Assumes the network is safe.
Focuses on preventing breach at the perimeter.
Zero Trust
Never trusts any user or device implicitly, regardless of location.
Requires continuous verification for every access request.
Micro-segmentation limits lateral movement.
Assumes breach is inevitable and designs accordingly.
Focuses on protecting data and resources regardless of location.
Mistake
Zero Trust means you never trust any user or device.
Correct
Zero Trust does not mean 'never trust' – it means 'never implicitly trust.' Trust is established and continuously verified based on multiple signals. Once verified, trust is granted for a session but must be re-verified periodically.
Mistake
Zero Trust is a single product or firewall.
Correct
Zero Trust is a security architecture, not a product. Microsoft offers a set of tools (Azure AD, Intune, Defender, etc.) that together enable a Zero Trust strategy. There is no single 'Zero Trust appliance.'
Mistake
Zero Trust only applies to cloud environments.
Correct
Zero Trust applies to on-premises, cloud, and hybrid environments. Microsoft's Zero Trust model covers on-premises infrastructure through tools like Azure Arc and Defender for Cloud.
Mistake
Implementing Zero Trust means you no longer need firewalls or VPNs.
Correct
Firewalls and VPNs still play a role, but they are not the sole security layer. Zero Trust adds additional controls like micro-segmentation and identity-based access. VPNs are often replaced with Zero Trust Network Access (ZTNA), but firewalls remain for network segmentation.
Mistake
Zero Trust is only about identity and access management (IAM).
Correct
While identity is a central pillar, Zero Trust also covers devices, applications, data, infrastructure, and network. It is a holistic approach, not just IAM.

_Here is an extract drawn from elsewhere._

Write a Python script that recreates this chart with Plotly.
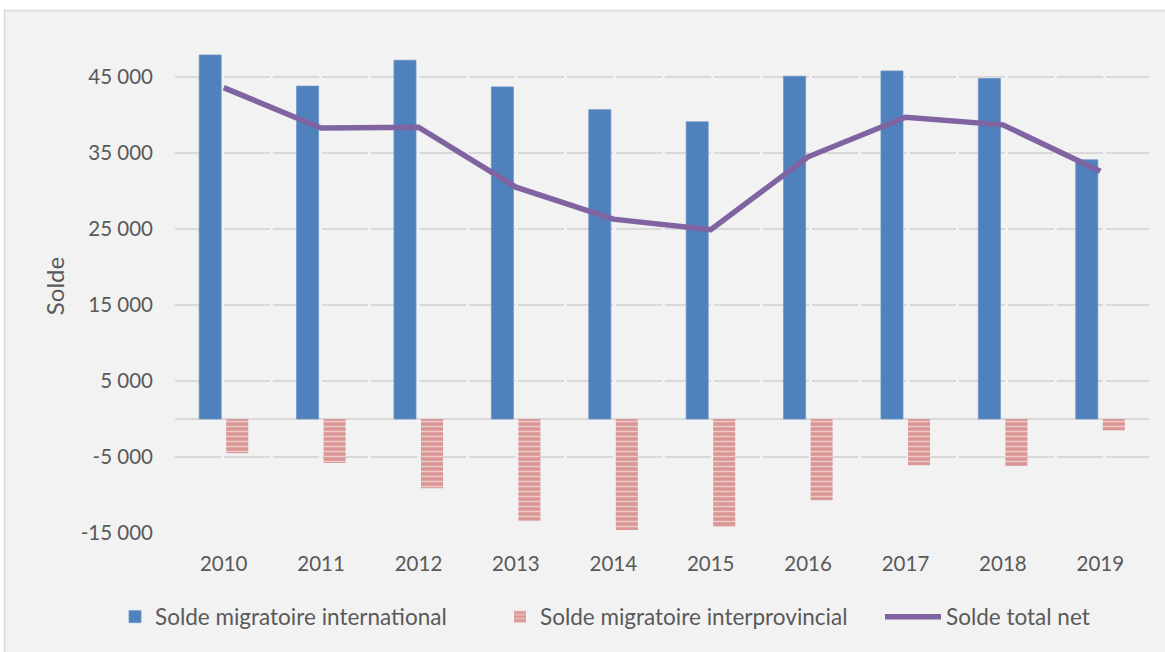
import plotly.graph_objects as go

years = ["2010", "2011", "2012", "2013", "2014", "2015", "2016", "2017", "2018", "2019"]
international = [47900, 43800, 47200, 43700, 40700, 39100, 45100, 45800, 44800, 34100]
interprovincial = [-4500, -5800, -9100, -13400, -14600, -14200, -10700, -6100, -6200, -1500]
total_net = [43600, 38300, 38400, 30500, 26300, 24900, 34500, 39700, 38700, 32600]

tick_vals = [-15000, -5000, 5000, 15000, 25000, 35000, 45000]
tick_text = ["-15 000", "-5 000", "5 000", "15 000", "25 000", "35 000", "45 000"]

FONT = "Lato, 'Open Sans', sans-serif"
TXT = "#595959"

fig = go.Figure()
fig.add_trace(go.Bar(
    x=years, y=international, name="Solde migratoire international",
    marker=dict(color="#4F81BD", line=dict(color="#6C94C8", width=0.8)),
    legend="legend",
))
fig.add_trace(go.Bar(
    x=years, y=interprovincial, name="Solde migratoire interprovincial",
    marker=dict(color="#D99694", line=dict(width=0),
                pattern=dict(shape="-", fgcolor="white", fillmode="overlay",
                             size=5, solidity=0.3)),
    legend="legend2",
))
fig.add_trace(go.Scatter(
    x=years, y=total_net, name="Solde total net", mode="lines",
    line=dict(color="#8064A2", width=5.5, shape="linear"),
    legend="legend3",
))

W, H = 1165, 652
L, R, T, B = 175, 16, 39, 119
pw, ph = W - L - R, H - T - B

def px_x(x):
    return (x - L) / pw

def px_y(y):
    return (H - B - y) / ph

fig.add_shape(type="rect", xref="paper", yref="paper",
              x0=px_x(4.5), x1=px_x(1200), y0=px_y(700), y1=px_y(10.5),
              fillcolor="#F2F2F2", line=dict(color="#D9D9D9", width=1.5),
              layer="below")

leg_common = dict(orientation="h", xref="container", yref="container",
                  yanchor="middle", xanchor="left", bgcolor="rgba(0,0,0,0)",
                  font=dict(family=FONT, size=22.5, color=TXT))

fig.update_layout(
    width=W, height=H,
    margin=dict(l=L, r=R, t=T, b=B),
    paper_bgcolor="white", plot_bgcolor="rgba(0,0,0,0)",
    showlegend=True,
    barmode="group", bargap=0.445, bargroupgap=0.185,
    font=dict(family=FONT, size=20, color=TXT),
    legend=dict(x=115 / W, y=1 - 617 / H, **leg_common),
    legend2=dict(x=500 / W, y=1 - 617 / H, **leg_common),
    legend3=dict(x=880 / W, y=1 - 617 / H, itemwidth=56, **leg_common),
    xaxis=dict(showgrid=False, showline=False, ticks="", ticklabelstandoff=16,
               tickfont=dict(family=FONT, size=20.5, color=TXT)),
    yaxis=dict(range=[-15000, 50000], tickvals=tick_vals, ticktext=tick_text,
               showgrid=True, gridcolor="#D9D9D9", gridwidth=1.5,
               griddash="46px,3px",
               zeroline=True, zerolinecolor="#D9D9D9", zerolinewidth=1.5,
               showline=False, ticks="", ticklabelstandoff=21,
               tickfont=dict(family=FONT, size=20.5, color=TXT),
               title=dict(text="Solde", standoff=9,
                          font=dict(family=FONT, size=24, color=TXT))),
)

fig.write_html("out.html", config={"displayModeBar": False},
               post_script="document.body.style.margin='0';")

Reveal each answer, then mark whether you got it right. Score 60%+ to unlock the next chapter.
The three core principles are: (1) Verify explicitly – always authenticate and authorize based on all available data points; (2) Use least privilege access – limit access with Just-In-Time and Just-Enough-Access; (3) Assume breach – segment access, encrypt data, and use analytics to detect threats. These principles guide the implementation of Zero Trust architecture.
Microsoft's Zero Trust model organizes security into six pillars: Identities, Devices (Endpoints), Applications, Data, Infrastructure, and Network. Each pillar has specific controls and technologies. For example, Identities uses Azure AD and Conditional Access, Devices uses Intune and Defender for Endpoint, and Data uses Microsoft Information Protection and DLP.

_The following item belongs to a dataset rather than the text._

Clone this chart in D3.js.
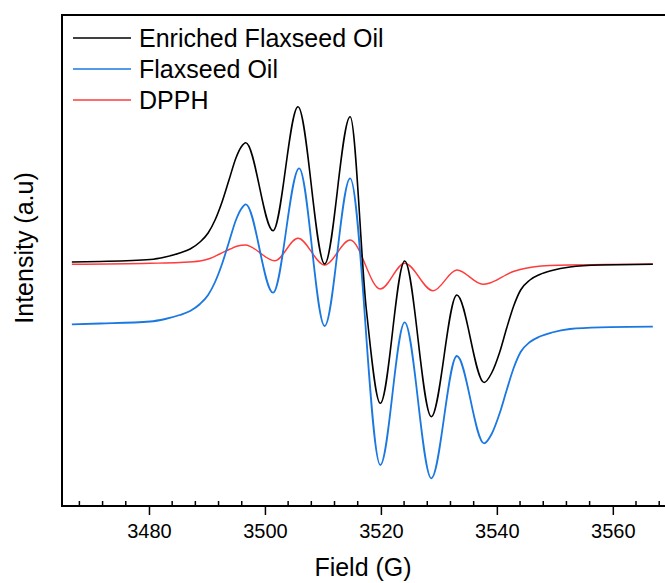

Traditional perimeter security (castle-and-moat) trusts everything inside the corporate network implicitly. Zero Trust assumes no implicit trust; it verifies every access request, regardless of origin. Zero Trust also uses micro-segmentation to limit lateral movement and assumes that a breach may have already occurred, so it focuses on protecting data and responding to threats in real time.

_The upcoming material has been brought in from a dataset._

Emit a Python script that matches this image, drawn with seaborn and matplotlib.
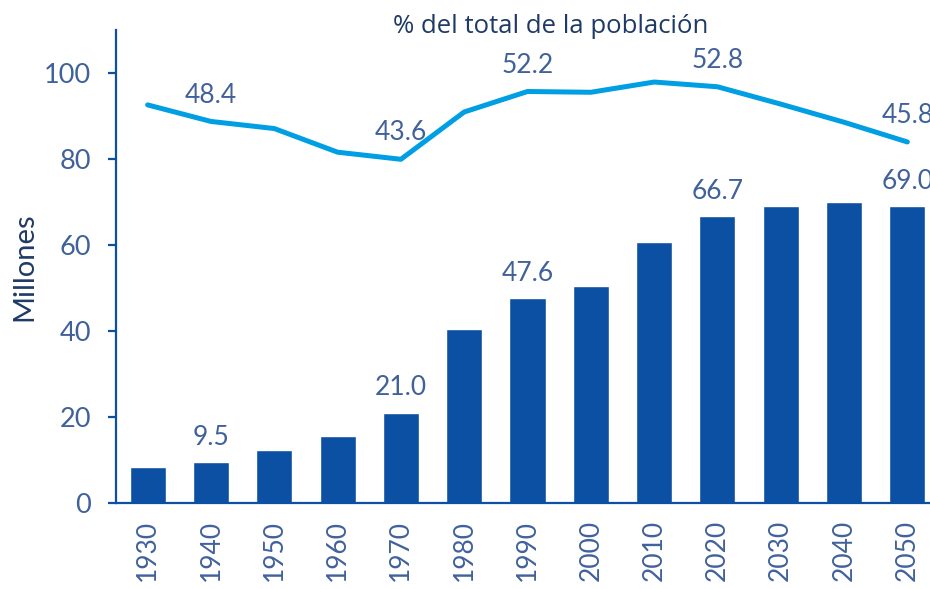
import numpy as np
import pandas as pd
import matplotlib
matplotlib.use("Agg")
import matplotlib.pyplot as plt
import seaborn as sns

years = ["1930", "1940", "1950", "1960", "1970", "1980", "1990",
         "2000", "2010", "2020", "2030", "2040", "2050"]
millions = [8.3, 9.5, 12.3, 15.6, 21.0, 40.4, 47.6, 50.5, 60.6, 66.7, 69.1, 70.0, 69.0]
pct_total = [50.5, 48.4, 47.5, 44.5, 43.6, 49.6, 52.2, 52.1, 53.4, 52.8, 50.6, 48.3, 45.8]
labelled = ["1940", "1970", "1990", "2020", "2050"]

bar_color = "#0b50a2"
line_color = "#009fe3"
text_color = "#40619a"
title_color = "#1f3a66"

sns.set_style("white")
plt.rcParams["font.family"] = ["Lato", "DejaVu Sans"]

df = pd.DataFrame({"year": years, "millions": millions, "pct": pct_total})

fig = plt.figure(figsize=(9.3, 5.89), dpi=100)
ax = fig.add_axes([116 / 930, 86 / 589, 823 / 930, 473 / 589])

sns.barplot(data=df, x="year", y="millions", color=bar_color, width=0.57,
            saturation=1, ax=ax)
ax.set_xlim(-0.5, len(years) - 0.5)
ax.set_ylim(0, 110)
ax.set_yticks([0, 20, 40, 60, 80, 100])

ax2 = ax.twinx()
sns.lineplot(x=np.arange(len(years)), y=df["pct"], color=line_color,
             linewidth=3.6, ax=ax2, solid_capstyle="round")
ax2.set_ylim(0, 60)
ax2.set_xlim(-0.5, len(years) - 0.5)
ax2.axis("off")

for i, y in enumerate(years):
    if y in labelled:
        ax.annotate(f"{millions[i]:.1f}", (i, millions[i]), xytext=(0, 9),
                    textcoords="offset points", ha="center", va="bottom",
                    fontsize=19, color=text_color)
        ax2.annotate(f"{pct_total[i]:.1f}", (i, pct_total[i]), xytext=(0, 10),
                     textcoords="offset points", ha="center", va="bottom",
                     fontsize=19, color=text_color)

for side in ["top", "right"]:
    ax.spines[side].set_visible(False)
for side in ["left", "bottom"]:
    ax.spines[side].set_color(bar_color)
    ax.spines[side].set_linewidth(1.6)

ax.set_xticks(np.arange(len(years)))
ax.set_xticklabels(years, rotation=90)
ax.set_xticks(np.arange(len(years) + 1) - 0.5, minor=True)
ax.tick_params(axis="x", which="major", length=0, pad=12,
               labelsize=19, labelcolor=text_color)
ax.tick_params(axis="x", which="minor", length=7, width=1.6,
               color=bar_color, direction="out")
ax.tick_params(axis="y", length=6, width=1.6, color=bar_color,
               labelsize=19.5, labelcolor=text_color, pad=12)

ax.set_xlabel("")
ax.set_ylabel("Millones", fontsize=21, color=title_color, labelpad=5)

fig.text(0.592, 0.955, "% del total de la población", ha="center", va="center",
         fontsize=18.5, color=title_color, family=["Open Sans", "DejaVu Sans"])

fig.savefig("out.png", dpi=100)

No, Zero Trust is a security architecture, not a single product. Microsoft offers a set of technologies that help you implement a Zero Trust strategy, including Azure AD, Microsoft Intune, Microsoft Defender for Cloud Apps, and Microsoft Sentinel. You need to integrate these tools to achieve Zero Trust.
Conditional Access is a key component in the Identities pillar. It evaluates signals such as user identity, device compliance, location, and risk level to enforce policies like requiring MFA, blocking access, or limiting session functionality. It ensures that access decisions are based on real-time conditions, aligning with the 'verify explicitly' principle.
Assume breach means designing your security architecture as if an attacker is already inside your network. In practice, this involves micro-segmentation (to limit lateral movement), encrypting data at rest and in transit (so stolen data is unusable), continuous monitoring and analytics to detect threats quickly, and using Just-In-Time access to minimize the blast radius of compromised credentials.
NIST Special Publication 800-207, 'Zero Trust Architecture,' is the standard that defines the principles and components of Zero Trust. It describes the logical components of a Zero Trust architecture, including the Policy Decision Point (PDP) and Policy Enforcement Point (PEP), and provides guidance for deployment.